Слуцкий же с Ибряевым так заботливо и настойчиво уговаривали меня не волноваться, что в конце концов мне действительно стало не по себе. Потом Ибряев отвел Бориса в сторонку и коротко о чем-то переговорил. Сказал: «Вы тут пока побеседуйте, а я скоро вернусь и объясню, как и что» — и мгновенно исчез. Борис сел рядом:
— Давайте условимся, о чем будем говорить. Я начну задавать вопросы, а вы отвечайте так, будто нас уже слушают.
Наша репетиция длилась довольно долго. Отвечала я весьма скупо, приберегая главное, о чем хотела сказать, для передачи, и все удивлялась, почему так долго не начинают.
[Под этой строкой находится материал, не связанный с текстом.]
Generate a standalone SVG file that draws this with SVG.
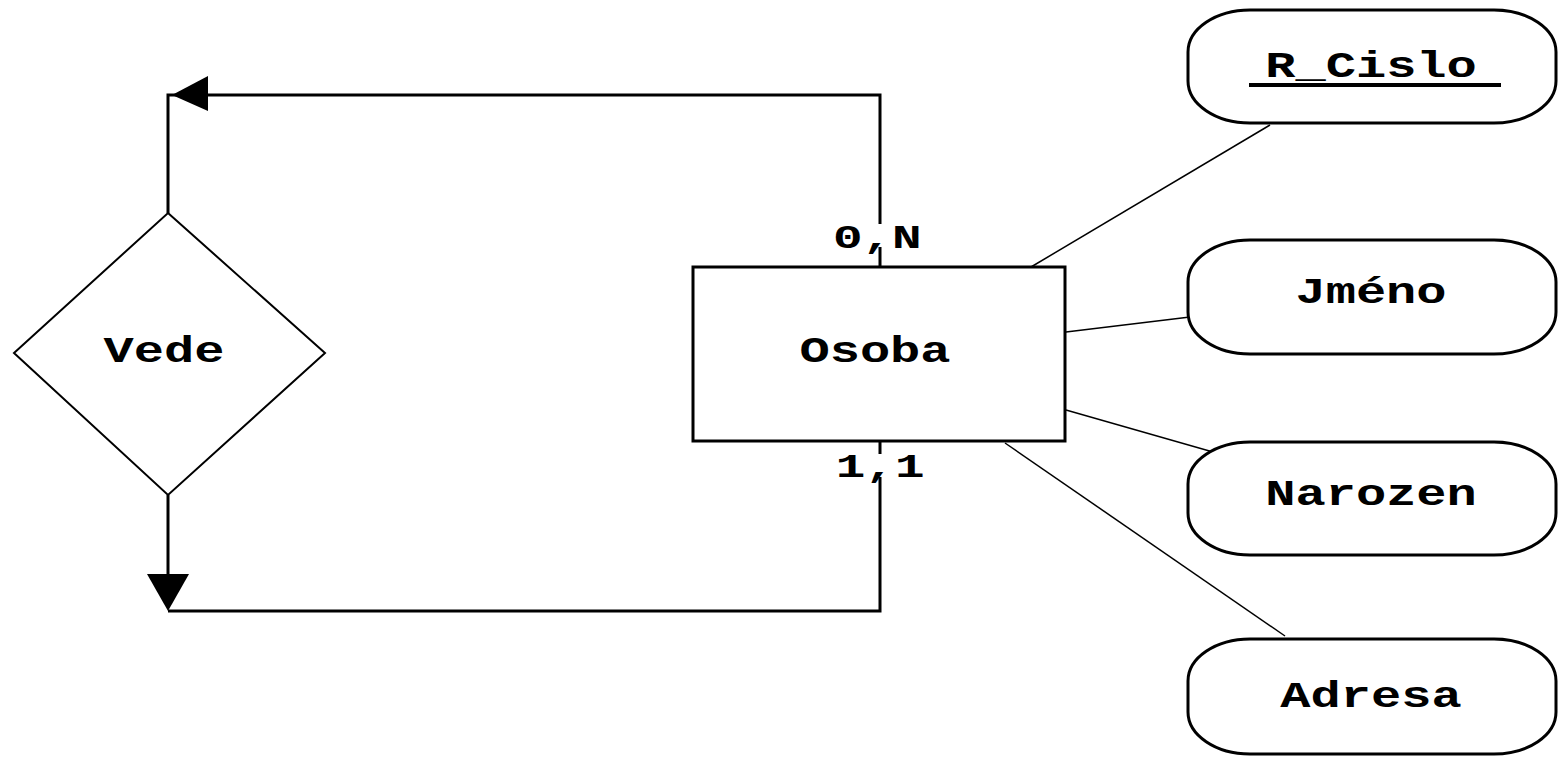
<svg xmlns="http://www.w3.org/2000/svg" width="1559" height="757" viewBox="0 0 1559 757">
<style>
.bg{fill:#fff}
.ent{fill:#fff;stroke:#000;stroke-width:3}
.rel{fill:#fff;stroke:#000;stroke-width:2}
.att{fill:#fff;stroke:#000;stroke-width:3}
.t{font-family:"Liberation Mono","DejaVu Sans Mono",monospace;font-weight:bold;font-size:36px;text-anchor:middle;fill:#000}
.lbl{font-family:"Liberation Mono","DejaVu Sans Mono",monospace;font-weight:bold;font-size:34px;text-anchor:middle;fill:#000}
.thick{fill:none;stroke:#000;stroke-width:3}
.thin{fill:none;stroke:#000;stroke-width:1.5}
</style>
<rect class="bg" x="0" y="0" width="1559" height="757"/>
<g id="connectors">
  <polyline class="thick" points="880,267 880,95 190,95"/>
  <polyline class="thick" points="168,213 168,95 190,95"/>
  <polygon points="172,95 208,76 208,111" fill="#000"/>
  <polyline class="thick" points="168,495 168,590"/>
  <polyline class="thick" points="168,611 880,611 880,441"/>
  <polygon points="168,611 147,574 189,574" fill="#000"/>
  <line class="thin" x1="1031" y1="267" x2="1270" y2="125"/>
  <line class="thin" x1="1066" y1="332" x2="1190" y2="317"/>
  <line class="thin" x1="1066" y1="410" x2="1213" y2="452"/>
  <line class="thin" x1="1005" y1="443" x2="1285" y2="636"/>
  <rect class="bg" x="830" y="224" width="95" height="23"/>
  <text class="lbl" transform="scale(1.45,1)" x="605" y="248">0,N</text>
  <rect class="bg" x="838" y="454" width="85" height="23"/>
  <text class="lbl" transform="scale(1.45,1)" x="607" y="477">1,1</text>
</g>
<g id="vede">
  <polygon class="rel" points="168,213 325,353 168,495 14,353"/>
  <text class="t" transform="scale(1.4,1)" x="117.1" y="362">Vede</text>
</g>
<g id="osoba">
  <rect class="ent" x="693" y="267" width="372" height="174"/>
  <text class="t" transform="scale(1.4,1)" x="625" y="362">Osoba</text>
</g>
<g id="r_cislo">
  <rect class="att" x="1188" y="10" width="368" height="113" rx="62" ry="42"/>
  <text class="t" transform="scale(1.4,1)" x="979.3" y="77">R_Cislo</text>
  <rect x="1249" y="83" width="252" height="4" fill="#000"/>
</g>
<g id="jmeno">
  <rect class="att" x="1188" y="240" width="368" height="114" rx="62" ry="42"/>
  <text class="t" transform="scale(1.4,1)" x="979.3" y="303">Jméno</text>
</g>
<g id="narozen">
  <rect class="att" x="1188" y="442" width="368" height="113" rx="62" ry="42"/>
  <text class="t" transform="scale(1.4,1)" x="979.3" y="505">Narozen</text>
</g>
<g id="adresa">
  <rect class="att" x="1188" y="639" width="368" height="115" rx="62" ry="42"/>
  <text class="t" transform="scale(1.4,1)" x="979.3" y="707">Adresa</text>
</g>
</svg>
Наконец появился сияющий Ибряев.
— Записали. Спасибо, все хорошо!
Я очень расстроилась: ну почему не предупредили о записи!
— Это чтобы не волновалась, — сказал Борис. — Зато сейчас мы поедем в такси — я обещал!
Вышли на улицу, а такси нет как нет. Мимо проскакивают занятые машины. Борис занервничал. Я стала умолять его: метро же рядом, поедем, вы же опаздываете, ведь такси есть и в Харькове. Борис отошел от меня, долго семафорил, пока не поймал машину и не отвез меня домой… Если не ошибаюсь, это было в 1968 году.
Снова возвращаюсь к такому, уже далекому послевоенному времени.
Мы с мамой приехали в Москву в надежде выхлопотать ей пенсию. Денег у нас не было, покупок никаких не предвиделось, и был у нас на двоих небольшой чемодан. Перед самым отъездом, не знаю, серьезно или в шутку, Борис спросил: много ли отрезов накупили? Тут спохватилась мама:
— Может быть, нужно что-нибудь передать в Харьков, ведь мы налегке?
Борис на минуту задумался и сказал, что и в самом деле, если нас не затруднит, то он передаст книги своим родителям. И действительно притащил на вокзал два изящно упакованных тючка, перевязанных шпагатом. На прощание сказал, что если станет скучно в поезде, то книги можно читать.
Мне не хотелось трогать аккуратную упаковку, и я решила, что когда буду передавать книги матери Бориса Александре Абрамовне, то попрошу у нее почитать.